Zim expelled from bullion market


HARARE - Zimbabwe has been expelled from the London Bullion Market Association (LBMA) after failing to meet the organisation's membership requirement, the Zimbabwean on Sunday learnt last week.

LBMA accreditation certifies the quality of gold sold by members who must produce a minimum of 10 tonnes per annum to maintain membership.

Sources said Zimbabwe lost its membership of the LBMA last year after successive years of declining gold output.

The country's bullion production nose-dived from 10 960 kilogrammes in 2006 to 3 072kg last year – a massive 40 percent drop in two years.

The loss of LBMA membership means we are no longer among the elite group of gold producers in the world and have forfeited the benefits derived from trading on the London bullion market, a senior mining executive told the Zimbabwean on Sunday.

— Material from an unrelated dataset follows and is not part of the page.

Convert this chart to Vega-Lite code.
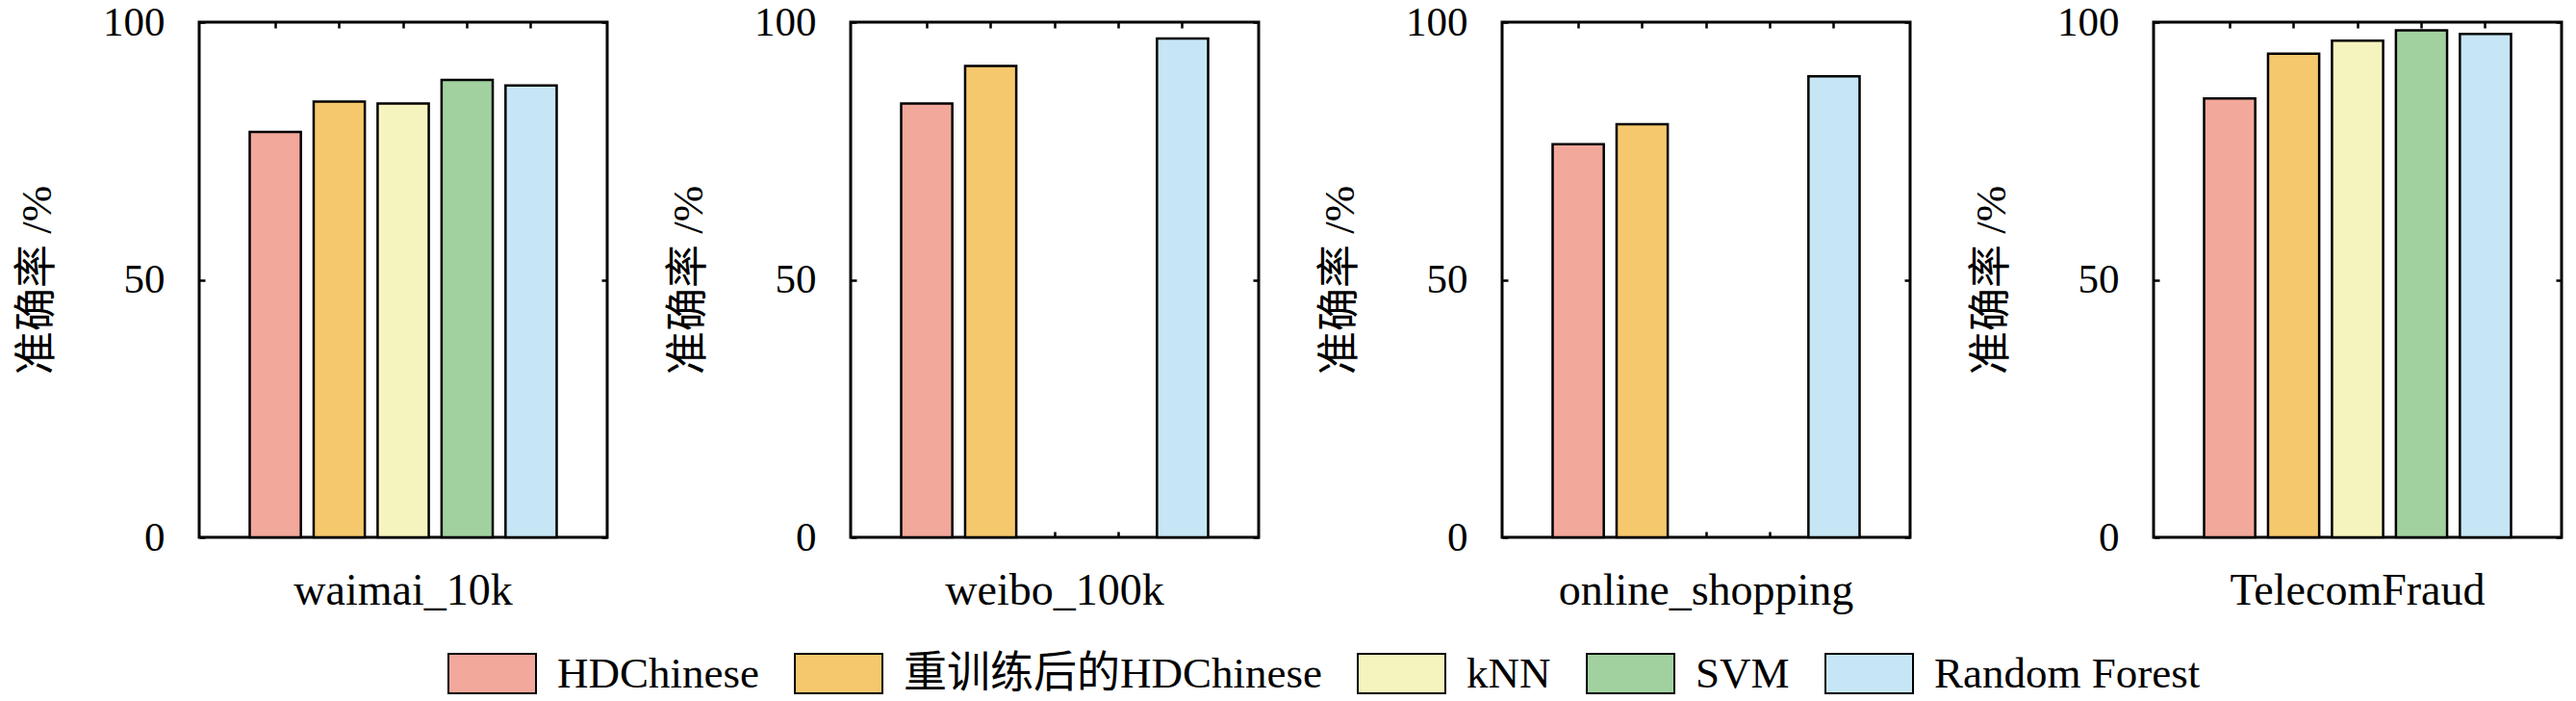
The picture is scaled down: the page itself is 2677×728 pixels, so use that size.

The LBMA website said Fidelity Printers and Refiners was expelled from the association on 30 June 2008 and listed the Zimbabwean company among refiners whose bars are no longer accepted as Good Delivery by the London Bullion market.

Fidelity's expulsion from the LBMA was one of the reasons behind the decision by Reserve Bank of Zimbabwe (RBZ) governor Gideon Gono to allow Zimbabwean producers to sell gold directly to international buyers.

A directive issued by the RBZ in February set out revised export procedures for gold produced in Zimbabwe, under which gold producers were for the first time allowed to make individual arrangements for the refining and sale of gold.

Gold producers are also entitled to receive a price based on that prevailing on the international bullion market, thereby removing the historic surrender requirements to the RBZ.

A subsidiary of the RBZ, Fidelity was until now the sole authorised buyer and exporter of gold in Zimbabwe.

Fidelity would do all the refining and take 7.5 percent of all gold produced.

Gono did not reveal the loss of LBMA membership when he announced that producers could start selling gold directly to offshore clients in January.

The LBMA is the London-based trade association that represents the wholesale over-the-counter market for gold and silver in London.

The work of the Association encompasses many areas, among them refining standards, good trading practices and standard documentation.

News of the loss of Zimbabwe's LBMA membership comes at a time President Robert Mugabe's government has targeted foreign-owned mines for nationalisation in a controversial black economic empowerment initiative to benefit the ruling elite and their supporters.

Output has more than halved since the country's economic crisis began in 2000.